The tragedy, however, fueled the creation of Maria’s Voice, a nonprofit organization that “creates educational programs and collaborative partnerships to prevent domestic abuse,” by Weimelt and her husband, Bill Pew.
“We realized that we did not really know anything about domestic violence,” Weimelt said. “We didn’t know the signs, we didn’t know what to look for. We didn’t have the terminology. We didn’t have any language that accurately described it. So we thought, ‘Wow, we can do something about this.’”
I called Weimelt because advocates from multiple domestic violence organizations have warned that women who are victims of abuse are vulnerable around the holidays, the most festive time of the year for many and the most dangerous moment for others. While the statistics about abuse around the holidays are difficult to pinpoint, the stressors that can create more danger for victims — elevated alcohol use, isolation from support networks as people travel to see their families and friends and the pressure to participate in gatherings that may also include a perpetrator — increase this time of year.

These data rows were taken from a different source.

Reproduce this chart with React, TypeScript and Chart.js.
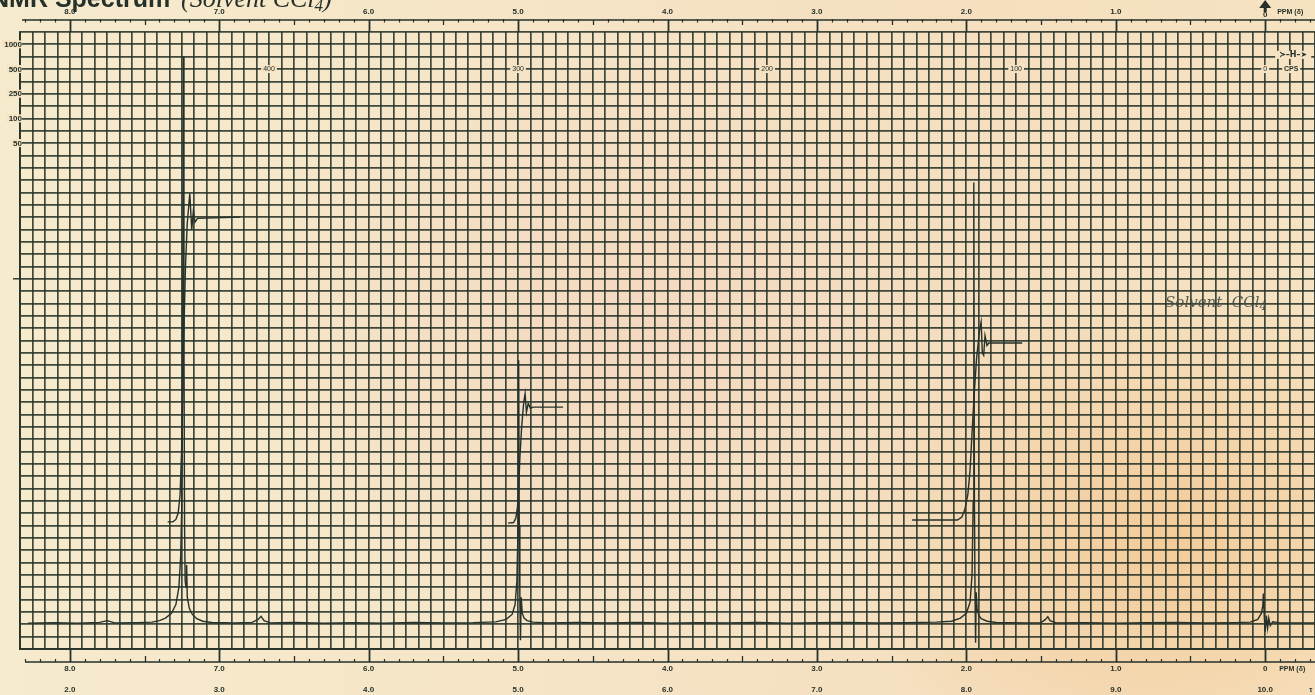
import React, { useEffect, useRef } from "react";
import { Chart, registerables } from "chart.js";

Chart.register(...registerables);

const INK = "#25312a";
const GRID = "rgba(38,50,40,0.88)";
const PAPER = "#f5e3c3";

const X_MIN = -1 / 3;
const X_MAX = 25 / 3;
const Y_MIN = 0;
const Y_MAX = 50;

// ruler labels
const ppmMajor = [8, 7, 6, 5, 4, 3, 2, 1, 0];
const ppmLabels = ["8.0", "7.0", "6.0", "5.0", "4.0", "3.0", "2.0", "1.0", "0"];
const tauLabels = ["2.0", "3.0", "4.0", "5.0", "6.0", "7.0", "8.0", "9.0", "10.0"];
const cpsValues = [400, 300, 200, 100, 0];
const cpsLabels = ["400", "300", "200", "100", "0"];
const sweepLabels = ["1000", "500", "250", "100", "50"];
const sweepRows = [49, 47, 45, 43, 41];
const cpsRow = 47;

// spectrum trace (ppm, chart divisions)
const spectrumPpm = [
  8.28, 8.1, 7.95, 7.8, 7.75, 7.7, 7.55, 7.45, 7.4, 7.36, 7.32, 7.29, 7.27, 7.258, 7.25, 7.245, 7.24,
  7.236, 7.232, 7.228, 7.222, 7.218, 7.214, 7.2, 7.18, 7.15, 7.11, 7.05, 6.9, 6.78, 6.74, 6.72, 6.7,
  6.66, 6.5, 6.3, 6.1, 5.9, 5.7, 5.5, 5.3, 5.15, 5.08, 5.04, 5.02, 5.008, 5.0, 4.996, 4.992, 4.988,
  4.984, 4.979, 4.972, 4.96, 4.94, 4.9, 4.8, 4.6, 4.4, 4.2, 4.0, 3.8, 3.6, 3.4, 3.2, 3.0, 2.8, 2.6,
  2.4, 2.2, 2.1, 2.04, 2.0, 1.975, 1.962, 1.954, 1.95, 1.946, 1.942, 1.938, 1.934, 1.928, 1.915, 1.9,
  1.86, 1.8, 1.6, 1.5, 1.47, 1.455, 1.44, 1.4, 1.2, 1.0, 0.8, 0.6, 0.4, 0.2, 0.1, 0.05, 0.025, 0.016,
  0.012, 0.006, 0.0, -0.008, -0.016, -0.024, -0.034, -0.05, -0.1, -0.33,
];
const spectrumInt = [
  2.1, 2.14, 2.1, 2.16, 2.3, 2.12, 2.14, 2.18, 2.3, 2.5, 2.9, 3.6, 5.0, 7.5, 12, 22, 48.0,
  25, 10, 5.5, 5.0, 6.8, 4.2, 3.3, 2.8, 2.45, 2.25, 2.15, 2.12, 2.16, 2.4, 2.65, 2.3,
  2.12, 2.15, 2.1, 2.14, 2.1, 2.15, 2.12, 2.14, 2.2, 2.4, 2.8, 3.6, 5.5, 10, 23.4, 10, 4.0,
  0.7, 4.2, 2.9, 2.5, 2.3, 2.18, 2.12, 2.16, 2.12, 2.15, 2.1, 2.14, 2.12, 2.15, 2.1, 2.13, 2.16, 2.12,
  2.14, 2.18, 2.25, 2.5, 2.9, 3.8, 6, 12, 37.8, 12, 4.5, 0.5, 4.6, 3.2, 2.7, 2.45,
  2.25, 2.15, 2.12, 2.14, 2.4, 2.62, 2.3, 2.12, 2.14, 2.1, 2.13, 2.15, 2.11, 2.14, 2.18, 2.4, 2.9, 3.5,
  4.5, 2.6, 1.4, 2.7, 1.7, 2.5, 1.9, 2.2, 2.12, 2.12,
];

// integral traces
const integral1Ppm = [7.345, 7.31, 7.29, 7.275, 7.262, 7.252, 7.244, 7.236, 7.226, 7.214, 7.197, 7.184, 7.173, 7.162, 7.145, 6.86];
const integral1Val = [10.3, 10.3, 10.5, 11.0, 12.5, 16, 21, 26, 31, 34.5, 36.9, 34.0, 35.5, 34.6, 34.9, 35.0];
const integral2Ppm = [5.067, 5.03, 5.015, 5.004, 4.996, 4.988, 4.976, 4.962, 4.953, 4.944, 4.932, 4.918, 4.9, 4.699];
const integral2Val = [10.2, 10.25, 10.6, 11.5, 13, 15.5, 18, 20.0, 20.7, 19.2, 19.9, 19.5, 19.6, 19.6];
const integral3Ppm = [2.363, 2.06, 2.03, 2.01, 1.99, 1.975, 1.962, 1.948, 1.932, 1.912, 1.901, 1.893, 1.884, 1.875, 1.862, 1.85, 1.626];
const integral3Val = [10.45, 10.45, 10.7, 11.3, 12.5, 14.5, 17.5, 20.5, 23.5, 25.8, 26.5, 24.0, 23.8, 25.4, 24.6, 24.8, 24.8];

const toPoints = (xs: number[], ys: number[]) => xs.map((x, i) => ({ x, y: ys[i] }));

const xGridValues = Array.from({ length: 105 }, (_, i) => (i - 4) / 12);
const yGridValues = Array.from({ length: 51 }, (_, i) => i);

const decorPlugin = {
  id: "paperDecor",
  afterDraw(chart: any) {
    const { ctx, chartArea } = chart;
    const xs = chart.scales.x;
    const ys = chart.scales.y;
    const { top, bottom, left, right } = chartArea;
    ctx.save();
    ctx.strokeStyle = INK;
    ctx.fillStyle = INK;

    // title (cut off at top edge)
    ctx.textBaseline = "alphabetic";
    ctx.textAlign = "left";
    ctx.font = "bold 25px 'Liberation Sans', Arial, sans-serif";
    ctx.fillText("NMR Spectrum", -9, 7);
    ctx.font = "italic 26px 'Liberation Serif', serif";
    let tx = 181;
    ctx.fillText("(Solvent CCl", tx, 7);
    tx += ctx.measureText("(Solvent CCl").width;
    ctx.font = "italic 17px 'Liberation Serif', serif";
    ctx.fillText("4", tx, 11);
    tx += ctx.measureText("4").width;
    ctx.font = "italic 26px 'Liberation Serif', serif";
    ctx.fillText(")", tx, 7);

    // top ruler
    const rt = top - 12;
    ctx.lineWidth = 1.3;
    ctx.beginPath();
    ctx.moveTo(left + 2, rt);
    ctx.lineTo(right, rt);
    ctx.stroke();
    for (let k = -3; k <= 83; k++) {
      const px = Math.round(xs.getPixelForValue(k / 10)) + 0.5;
      ctx.beginPath();
      if (k % 10 === 0 && k >= 0) {
        ctx.lineWidth = 1.8;
        ctx.moveTo(px, rt);
        ctx.lineTo(px, top);
      } else if (k % 5 === 0) {
        ctx.lineWidth = 1.3;
        ctx.moveTo(px, rt);
        ctx.lineTo(px, rt + 5);
      } else {
        ctx.lineWidth = 1.2;
        ctx.moveTo(px, rt - 1);
        ctx.lineTo(px, rt + 2.5);
      }
      ctx.stroke();
    }

    // bottom ruler
    const rb = bottom + 13;
    ctx.lineWidth = 1.3;
    ctx.beginPath();
    ctx.moveTo(left + 5, rb);
    ctx.lineTo(right, rb);
    ctx.stroke();
    for (let k = -3; k <= 83; k++) {
      const px = Math.round(xs.getPixelForValue(k / 10)) + 0.5;
      ctx.beginPath();
      if (k % 10 === 0 && k >= 0) {
        ctx.lineWidth = 1.8;
        ctx.moveTo(px, bottom);
        ctx.lineTo(px, rb);
      } else if (k % 5 === 0) {
        ctx.lineWidth = 1.3;
        ctx.moveTo(px, rb - 6);
        ctx.lineTo(px, rb);
      } else {
        ctx.lineWidth = 1.2;
        ctx.moveTo(px, rb - 3);
        ctx.lineTo(px, rb);
      }
      ctx.stroke();
    }

    // ruler labels
    ctx.font = "bold 8px 'Liberation Sans', Arial, sans-serif";
    ctx.textAlign = "center";
    ctx.textBaseline = "middle";
    ppmMajor.forEach((p, i) => {
      const px = xs.getPixelForValue(p);
      if (i < ppmMajor.length - 1) ctx.fillText(ppmLabels[i], px, rt - 8);
      ctx.fillText(ppmLabels[i], px, rb + 7);
      ctx.fillText(tauLabels[i], px, rb + 28);
    });
    const zeroX = xs.getPixelForValue(0);
    ctx.fillText("0", zeroX, rt - 5);
    // arrow above 0
    ctx.beginPath();
    ctx.moveTo(zeroX - 6, 8);
    ctx.lineTo(zeroX + 6, 8);
    ctx.lineTo(zeroX, 0);
    ctx.closePath();
    ctx.fill();
    ctx.fillRect(zeroX - 1.5, 7, 3, 5);
    ctx.textAlign = "left";
    ctx.font = "bold 7px 'Liberation Sans', Arial, sans-serif";
    ctx.fillText("PPM (δ)", zeroX + 12, rt - 8);
    ctx.fillText("PPM (δ)", zeroX + 14, rb + 7);
    ctx.fillText("τ", zeroX + 44, rb + 28);

    // CPS labels on grid row
    ctx.font = "7px 'Liberation Sans', Arial, sans-serif";
    ctx.textAlign = "center";
    const cy = ys.getPixelForValue(cpsRow);
    cpsValues.forEach((c, i) => {
      const px = xs.getPixelForValue(c / 60);
      const w = ctx.measureText(cpsLabels[i]).width + 4;
      ctx.fillStyle = PAPER;
      ctx.fillRect(px - w / 2, cy - 4, w, 8);
      ctx.fillStyle = INK;
      ctx.fillText(cpsLabels[i], px, cy + 0.5);
    });
    ctx.fillStyle = PAPER;
    ctx.fillRect(zeroX + 17, cy - 4, 18, 8);
    ctx.fillStyle = INK;
    ctx.font = "bold 7px 'Liberation Sans', Arial, sans-serif";
    ctx.fillText("CPS", zeroX + 26, cy + 0.5);
    const hy = ys.getPixelForValue(48.15);
    ctx.fillStyle = PAPER;
    ctx.fillRect(zeroX + 10, hy - 4, 36, 8);
    ctx.fillStyle = INK;
    ctx.font = "bold 8px 'DejaVu Sans', sans-serif";
    ctx.fillText("≻–H–➤", zeroX + 28, hy + 0.5);

    // sweep width labels on left
    ctx.font = "bold 8px 'Liberation Sans', Arial, sans-serif";
    ctx.textAlign = "right";
    sweepRows.forEach((r, i) => {
      const py = ys.getPixelForValue(r);
      const w = ctx.measureText(sweepLabels[i]).width + 2;
      ctx.fillStyle = PAPER;
      ctx.fillRect(left + 2 - w, py - 4, w, 8);
      ctx.fillStyle = INK;
      ctx.fillText(sweepLabels[i], left + 2, py + 0.5);
    });
    ctx.lineWidth = 1.4;
    ctx.beginPath();
    const ty = ys.getPixelForValue(30);
    ctx.moveTo(left - 7, ty);
    ctx.lineTo(left, ty);
    ctx.stroke();

    // handwritten solvent note
    ctx.fillStyle = "rgba(70,78,70,0.9)";
    ctx.textAlign = "left";
    ctx.textBaseline = "alphabetic";
    ctx.font = "italic 15px 'DejaVu Serif', serif";
    const sx = xs.getPixelForValue(0.67);
    const sy = ys.getPixelForValue(27.7);
    ctx.fillText("Solvent  CCl", sx, sy);
    const sw = ctx.measureText("Solvent  CCl").width;
    ctx.font = "italic 12px 'DejaVu Serif', serif";
    ctx.fillText("4", sx + sw, sy + 3);

    ctx.restore();
  },
};

export default function App() {
  const canvasRef = useRef<HTMLCanvasElement | null>(null);

  useEffect(() => {
    const canvas = canvasRef.current;
    if (!canvas) return;
    const lineDs = (data: any[], width: number) => ({
      data,
      borderColor: INK,
      borderWidth: width,
      pointRadius: 0,
      tension: 0,
      fill: false,
    });
    const chart = new Chart(canvas, {
      type: "line",
      data: {
        datasets: [
          lineDs(toPoints(spectrumPpm, spectrumInt), 1.4),
          lineDs(toPoints(integral1Ppm, integral1Val), 1.4),
          lineDs(toPoints(integral2Ppm, integral2Val), 1.4),
          lineDs(toPoints(integral3Ppm, integral3Val), 1.4),
        ],
      },
      options: {
        animation: false,
        responsive: false,
        devicePixelRatio: 1,
        events: [],
        layout: { padding: { left: 20, right: 0, top: 32, bottom: 46 } },
        plugins: { legend: { display: false }, tooltip: { enabled: false }, title: { display: false } },
        scales: {
          x: {
            type: "linear",
            reverse: true,
            min: X_MIN,
            max: X_MAX,
            afterBuildTicks: (s: any) => {
              s.ticks = xGridValues.map((v) => ({ value: v }));
            },
            ticks: { display: false },
            grid: { color: GRID, lineWidth: 1.7, drawTicks: false },
            border: { display: true, color: GRID, width: 2 },
          },
          y: {
            type: "linear",
            min: Y_MIN,
            max: Y_MAX,
            afterBuildTicks: (s: any) => {
              s.ticks = yGridValues.map((v) => ({ value: v }));
            },
            ticks: { display: false },
            grid: { color: GRID, lineWidth: 1.7, drawTicks: false },
            border: { display: true, color: GRID, width: 2 },
          },
        },
      },
      plugins: [decorPlugin],
    });
    return () => chart.destroy();
  }, []);

  return (
    <div
      style={{
        position: "fixed",
        left: 0,
        top: 0,
        width: 1315,
        height: 695,
        overflow: "hidden",
        background:
          "radial-gradient(ellipse 320px 260px at 1170px 540px, rgba(242,196,140,0.75), rgba(242,196,140,0) 100%), radial-gradient(ellipse 420px 300px at 640px 330px, rgba(243,214,190,0.8), rgba(243,214,190,0) 100%), linear-gradient(90deg, #f7ebcd 0%, #f6e4c6 45%, #f5dfbf 75%, #f6e3c2 100%)",
      }}
    >
      <canvas ref={canvasRef} width={1315} height={695} style={{ display: "block" }} />
    </div>
  );
}
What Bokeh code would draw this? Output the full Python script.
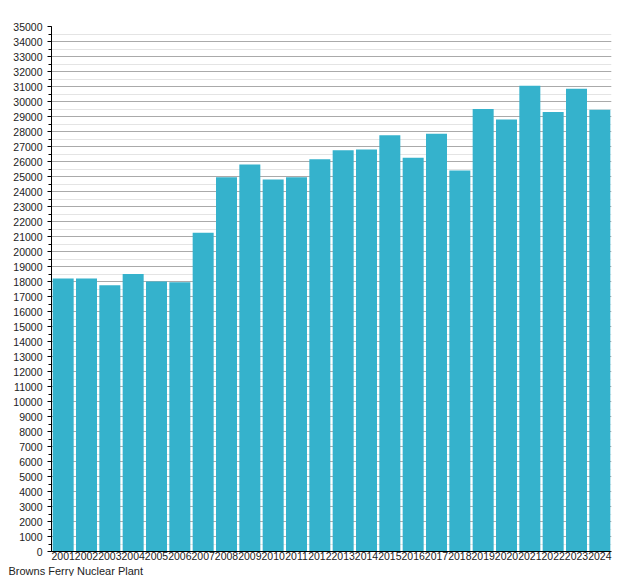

“There is also the fact that when people are confined in Minnesota in the winter, not everybody gets along harmoniously,” Weimelt said. “And we do not all have the tools to diffuse that situation. So people get under each other’s skin, and violence increases. And then there’s one real thing I’d like to point out is that the people that are in that situation don’t have people they can share that with.”